Comment une arnaque aussi massive, que d'aucuns avaient pourtant publiquement percée à jour, a-t-elle pu prendre autant d'ampleur et durer si longtemps ? Emily St John Mandel met en évidence les mécanismes humains qui ont conduit les protagonistes à se laisser enfermer, plus ou moins consciemment, dans une vulnérable mais séduisante bulle d'irréalité, à l'image de cet hôtel de verre, cocon douillet et exclusif à l'écart du monde, dont on en vient à oublier qu'il pourrait voler en éclats comme du cristal.
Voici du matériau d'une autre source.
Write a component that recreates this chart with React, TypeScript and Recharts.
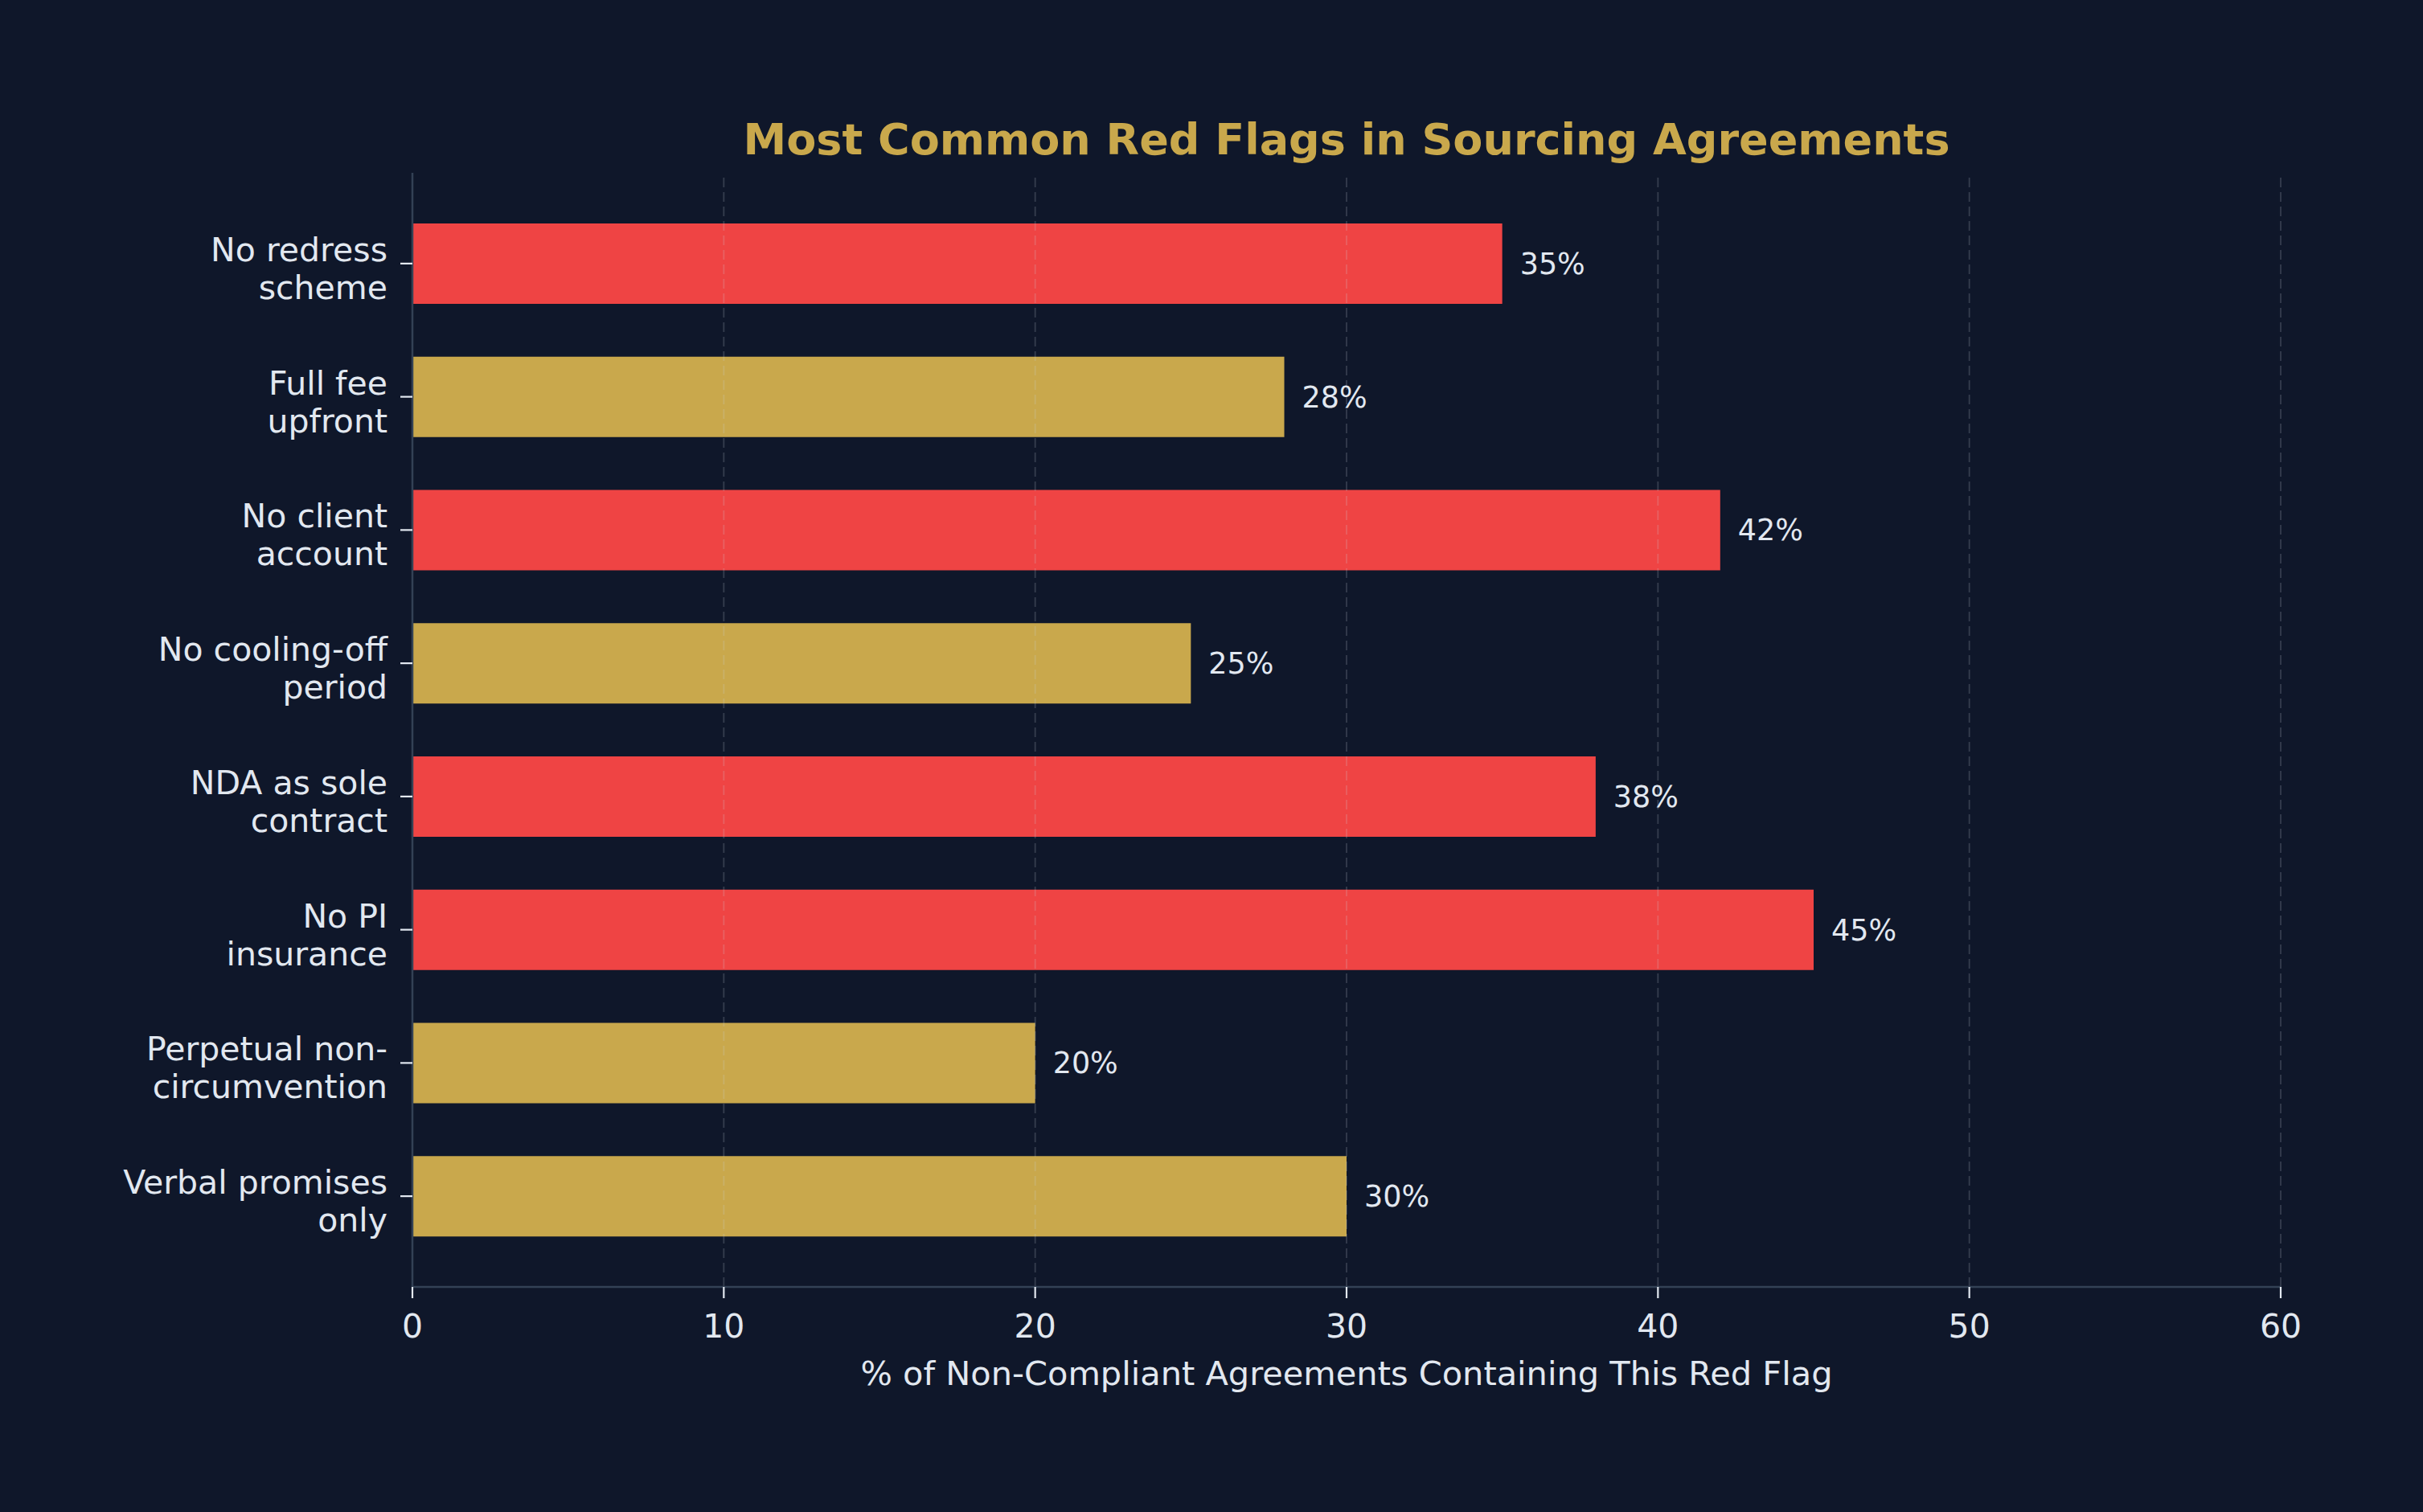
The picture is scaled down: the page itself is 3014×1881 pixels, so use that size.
import React from 'react';
import { BarChart, Bar, XAxis, YAxis, Cell, LabelList, ReferenceLine } from 'recharts';

const categories = [
  'No redress\nscheme',
  'Full fee\nupfront',
  'No client\naccount',
  'No cooling-off\nperiod',
  'NDA as sole\ncontract',
  'No PI\ninsurance',
  'Perpetual non-\ncircumvention',
  'Verbal promises\nonly',
];
const values = [35, 28, 42, 25, 38, 45, 20, 30];
const severity = ['high', 'medium', 'high', 'medium', 'high', 'high', 'medium', 'medium'];
const xTicks = [0, 10, 20, 30, 40, 50, 60];
const gridTicks = [10, 20, 30, 40, 50, 60];

const title = 'Most Common Red Flags in Sourcing Agreements';
const xLabel = '% of Non-Compliant Agreements Containing This Red Flag';

const data = categories.map((name, i) => ({ name, value: values[i], severity: severity[i] }));

const BG = '#0F172A';
const TEXT = '#E2E8F0';
const SPINE = '#334155';
const RED = '#EF4444';
const GOLD = '#C9A84C';
const FONT = '"DejaVu Sans", sans-serif';

const W = 3014;
const H = 1881;

const YTick = (props: any) => {
  const { x, y, payload } = props;
  const lines = String(payload.value).split('\n');
  return (
    <text x={x} y={y} textAnchor="end" fill={TEXT} fontSize={41} fontFamily={FONT}>
      {lines.map((l, i) => (
        <tspan key={i} x={x} y={y - 3 + i * 47}>
          {l}
        </tspan>
      ))}
    </text>
  );
};

const XLabel = (props: any) => {
  const vb = props.viewBox || {};
  return (
    <text
      x={vb.x + vb.width / 2}
      y={vb.y + 122}
      textAnchor="middle"
      fill={TEXT}
      fontSize={41.5}
      fontFamily={FONT}
    >
      {xLabel}
    </text>
  );
};

export default function App() {
  return (
    <div style={{ position: 'absolute', left: 0, top: 0, width: W, height: H, background: BG }}>
      <BarChart
        layout="vertical"
        width={W}
        height={H}
        data={data}
        margin={{ top: 215, right: 177, bottom: 80, left: 33 }}
      >
        <XAxis
          type="number"
          domain={[0, 60]}
          ticks={xTicks}
          interval={0}
          height={200}
          tick={{ fill: TEXT, fontSize: 41, fontFamily: FONT }}
          tickLine={{ stroke: TEXT, strokeWidth: 2.2 }}
          tickSize={14}
          tickMargin={20}
          axisLine={{ stroke: SPINE, strokeWidth: 2.5 }}
          label={<XLabel />}
        />
        <YAxis
          type="category"
          dataKey="name"
          width={480}
          interval={0}
          padding={{ top: 30, bottom: 30 }}
          tick={<YTick />}
          tickLine={{ stroke: TEXT, strokeWidth: 2.2 }}
          tickSize={15}
          tickMargin={16}
          axisLine={{ stroke: SPINE, strokeWidth: 2.5 }}
        />
        <Bar dataKey="value" barSize={100} isAnimationActive={false}>
          {data.map((d, i) => (
            <Cell key={i} fill={d.severity === 'high' ? RED : GOLD} />
          ))}
          <LabelList
            dataKey="value"
            position="right"
            offset={22}
            formatter={(v: any) => `${v}%`}
            fill={TEXT}
            fontSize={36.5}
            fontFamily={FONT}
          />
        </Bar>
        {gridTicks.map((t) => (
          <ReferenceLine
            key={t}
            x={t}
            stroke="#CBD5E1"
            strokeOpacity={0.2}
            strokeWidth={1.8}
            strokeDasharray="12 6"
          />
        ))}
      </BarChart>
      <svg
        width={W}
        height={H}
        style={{ position: 'absolute', left: 0, top: 0, pointerEvents: 'none' }}
      >
        <text
          x={1675}
          y={192}
          textAnchor="middle"
          fill={GOLD}
          fontSize={54}
          fontWeight="bold"
          fontFamily={FONT}
        >
          {title}
        </text>
      </svg>
    </div>
  );
}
Choisissant de ne voir que ce qu'il veut bien, selon l'opportuniste principe qu"'il est possible de savoir quelque chose et en même temps de ne pas le savoir", chacun s'aveugle en jouant du flou entre réel et virtuel, entre mensonge et apparences, pour apprendre à s'arranger avec ses craintes et ses scrupules, dans un complexe jeu de dupes où l'illusion finit par prendre corps.


Cette exploration psychologique construit peu à peu une galerie de portraits nuancés, souvent ambivalents, d'une grande humanité. Il s'en dégage une mélancolie de plus en plus prégnante, au fur et à mesure que s'estompe l'effet hypnotique du mirage qui maintenaient les personnages dans leurs illusions et leurs faux-semblants. Bientôt ne subsistent plus que la réalité crue du malheur et de la déchéance pour les uns, l'insupportable hantise de la culpabilité pour les autres, dans une évocation où affleurent émotion et poésie.


Savamment enchevêtrés, les éléments narratifs de cette histoire s'assemblent en un tableau désenchanté d'une société tellement obsédée par l'argent, qu'elle en arrive collectivement à se convaincre de la réalité de fantasmes insensés. Une lecture troublante sur la plasticité de nos représentations mentales, lorsque l'intérêt parvient à ce point à distordre notre perception du réel.